7. Don’t make enemies. Your destiny will, more often than not, be influenced by those over whom you have no influence or power. Most of what impacts you will be discussed outside of your hearing. Therefore don’t make enemies so that whatever is said about you or your area of responsibility, will have a better chance of being said without malicious intent.
And don’t assume that managers are ego or opinion-free. They carry as much psychological baggage as others (and some would argue more because they have ‘more’ to lose).
There are two wise proverbs that are worth remembering: 1. Don’t seek enemies even if you’re an experience political gamer – there are always those that are bigger, meaner, more powerful, better gamers and better connected than you. One day, you will get your comeuppance. 2. What goes around comes around – if you win a ‘fight’ don’t think that the loser will ever forget you or will not speak poorly of you. Those once vanquished seem to have a habit of reappearing in positions or in roles that impact you well after their animosity was ignited.
8. Be realistic. Pick your battles carefully. Work with the realities of the organisation, the economy and society to achieve your personal objectives – rather than working against the tide.

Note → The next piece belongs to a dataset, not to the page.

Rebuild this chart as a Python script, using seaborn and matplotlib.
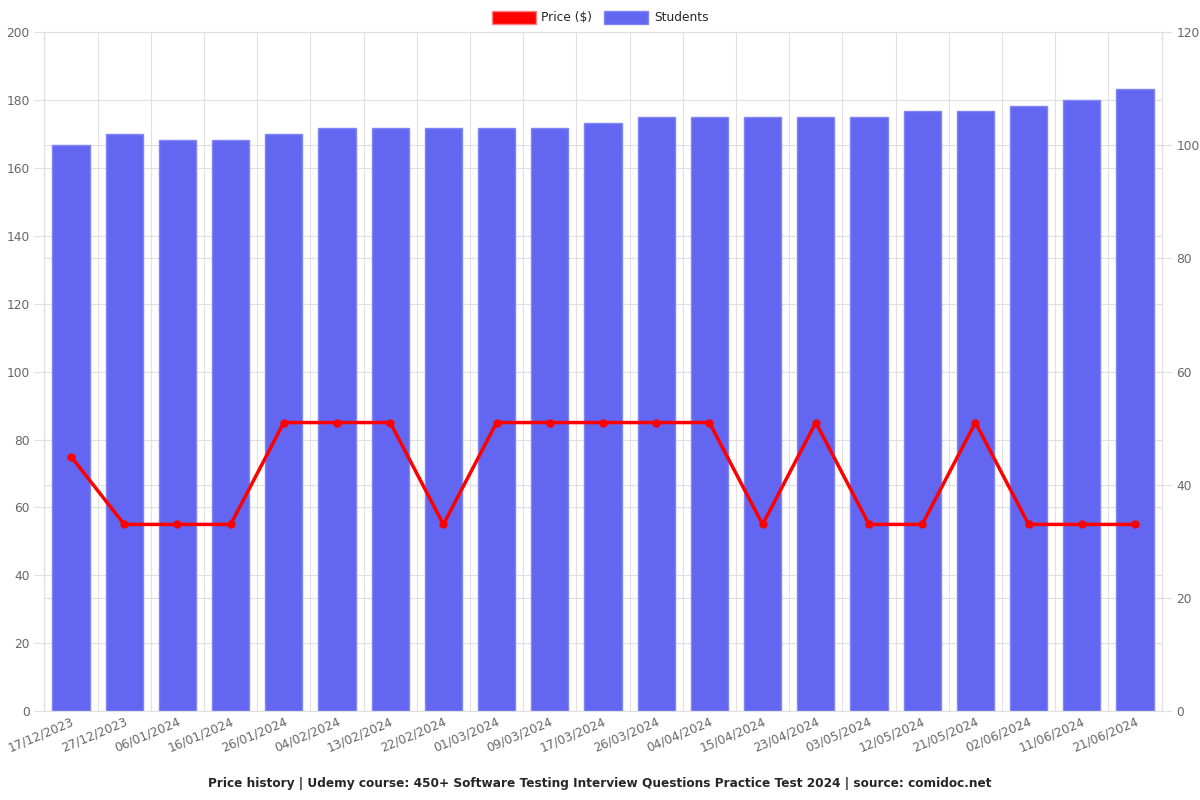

It’s easier to cross a strong tide by swimming diagonally across it but with the current, than by heading straight into the flow.
9. Learning and opportunity. Use every opportunity of your ‘good’ and ‘bad’ experiences and those of others in the organisation to learn.
The good experiences inform us of successful processes; while bad experiences teach us what to avoid.
Consider organisational hurdles and disappointments as challenges and opportunities. Every experience, good or bad, has a ‘take-out’ that you can grow from.
As someone famous once said, “If you don’t learn from your bad experiences, you are guaranteed to repeat them.”
10. Assistance. No one knows everything about anything so don’t be afraid to ask for help or guidance.
Conversely, help others to achieve their objectives without you complaining or using their request for help against them.